Oleg Sentsov addressed the conference on its opening day, first thanking those who had fought for his freedom of the last five years. He then went on to remind listeners the hundreds of Ukrainian citizens who are still locked up in Russian prisons.
“You have to understand that the conflict [between Ukraine and Russia] is not over. They’ve only released the most prominent Ukrainian political prisoners. At least 86 people are still in prison in Russia. There are still the Crimean Tatars. Around 226 captives are being held in Donbass by separatists and militants. I am going to talk about them every time I stand in front of the microphone.”

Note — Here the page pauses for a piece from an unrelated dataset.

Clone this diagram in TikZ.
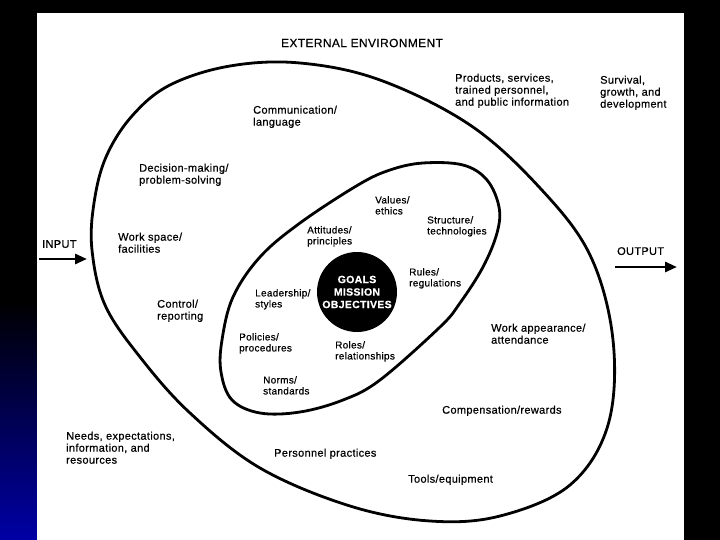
\documentclass[tikz,border=0pt]{standalone}
\usepackage{fontspec}
\setmainfont{Liberation Sans}
\newfontfamily\lblfont{Liberation Sans}[LetterSpace=3,FakeBold=0.5]
\usetikzlibrary{arrows.meta}
\definecolor{stripblue}{RGB}{0,0,165}
\definecolor{midblue}{RGB}{0,0,110}
\tikzset{
  outerlbl/.style={anchor=north west, inner sep=0pt, align=left, font=\lblfont\fontsize{11}{12}\selectfont},
  innerlbl/.style={anchor=north west, inner sep=0pt, align=left, font=\lblfont\fontsize{10}{11}\selectfont},
  ring/.style={line width=2.8pt, line join=round},
  flowarrow/.style={line width=2.8pt, -{Triangle[length=12pt,width=10pt]}},
  goalsty/.style={circle, fill=black, minimum size=80pt, inner sep=0pt, align=center, text=white,
    font=\bfseries\lblfont\fontsize{10.5}{12.5}\selectfont}
}
\begin{document}
\begin{tikzpicture}[x=1pt,y=-1pt]
\useasboundingbox (0,0) rectangle (720,540);
% background
\fill[black] (0,0) rectangle (720,540);
\shade[top color=black, middle color=midblue, bottom color=stripblue] (0,300) rectangle (37,540);
\fill[white] (37,13) rectangle (684,540);
% outer environment boundary
\draw[ring] plot[smooth cycle, tension=0.6] coordinates {
 (92,250) (94,203) (106,157) (132,116) (170,85) (230,66) (300,63) (380,80) (470,125)
 (540,188) (590,255) (613,340) (608,425) (570,485) (500,516) (430,521)
 (350,506) (260,468) (190,413) (140,357) (105,305)};
% inner boundary
\draw[ring] plot[smooth cycle, tension=0.6] coordinates {
 (358,185) (300,223) (260,257) (233,297) (222,340) (221,372) (232,400) (260,413)
 (300,412) (343,400) (380,380) (440,327) (460,303) (483,267) (497,233) (499,207)
 (487,180) (463,165) (423,163) (390,170)};
% centre
\node[goalsty] (goals) at (357,292) {GOALS\\MISSION\\OBJECTIVES};
% title
\node[anchor=center, inner sep=0pt, font=\lblfont\fontsize{12}{14}\selectfont] (ext) at (362,43) {EXTERNAL ENVIRONMENT};
% outer labels
\node[outerlbl] (comm) at (253,105.5) {Communication/\\language};
\node[outerlbl] (dec) at (139,163.5) {Decision-making/\\problem-solving};
\node[outerlbl] (work) at (118,232.5) {Work space/\\facilities};
\node[outerlbl] (input) at (42,240) {INPUT};
\node[outerlbl] (ctrl) at (157,299.5) {Control/\\reporting};
\node[outerlbl] (prod) at (455,73.5) {Products, services,\\trained personnel,\\and public information};
\node[outerlbl] (surv) at (600,75.5) {Survival,\\growth, and\\development};
\node[outerlbl] (output) at (617,247) {OUTPUT};
\node[outerlbl] (wapp) at (491,323.5) {Work appearance/\\attendance};
\node[outerlbl] (comp) at (442,405.5) {Compensation/rewards};
\node[outerlbl] (tools) at (408,474.5) {Tools/equipment};
\node[outerlbl] (pers) at (274,448.5) {Personnel practices};
\node[outerlbl] (needs) at (66,431.5) {Needs, expectations,\\information, and\\resources};
% inner labels
\node[innerlbl] (att) at (307,226) {Attitudes/\\principles};
\node[innerlbl] (val) at (375,196) {Values/\\ethics};
\node[innerlbl] (struct) at (427,216) {Structure/\\technologies};
\node[innerlbl] (rules) at (409,268) {Rules/\\regulations};
\node[innerlbl] (lead) at (255,289) {Leadership/\\styles};
\node[innerlbl] (pol) at (239,333) {Policies/\\procedures};
\node[innerlbl] (roles) at (335,341) {Roles/\\relationships};
\node[innerlbl] (norms) at (263,376) {Norms/\\standards};
% arrows
\coordinate (inS) at (39,259);
\coordinate (inE) at (87,259);
\coordinate (outS) at (615,267);
\coordinate (outE) at (677,267);
\draw[flowarrow] (inS) -- (inE);
\draw[flowarrow] (outS) -- (outE);
\end{tikzpicture}
\end{document}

The conference took place at a time of increasing social and political tension in Russia. The Kremlin launched a brutal campaign of political oppression in the build-up to the elections in September which saw around 2,000 peaceful demonstrators detained, opposition candidates jailed and several participants handed criminal convictions.
What’s more, on Sunday over 25,000 people marched along Prospect Sakharov in Moscow in support of political prisoners. Yet Sunday’s rally marked only one of many demonstrations that have taken place in the capital since June. Authorities’ persecution of investigative journalist Ivan Golunov triggered mass pickets in Moscow which forced the Kremlin to drop the case against the Meduza journalist. Similar public outrage has been expressed in recent weeks at the sentencing of actor Pavel Ustinov. In an unofficial admittance of guilt, authorities reduced the 23-year-old’s 3.5-year sentence to a one-year probation order.
The Kremlin’s response to growing dissatisfaction with the Putin regime – demonstrated most notably by multi-year lows in President Putin’s popularity rating – has not been to seek compromise or give opposition candidates a genuine chance in elections, but to arbitrarily persecute peaceful demonstrators.
Evidently, Russian civil society is getting increasingly less tolerant of political persecution and more willing to speak out against repression. Should this sentiment fail to subside, then the Kremlin could be in for a turbulent time as Russia approaches the 2021 federal elections.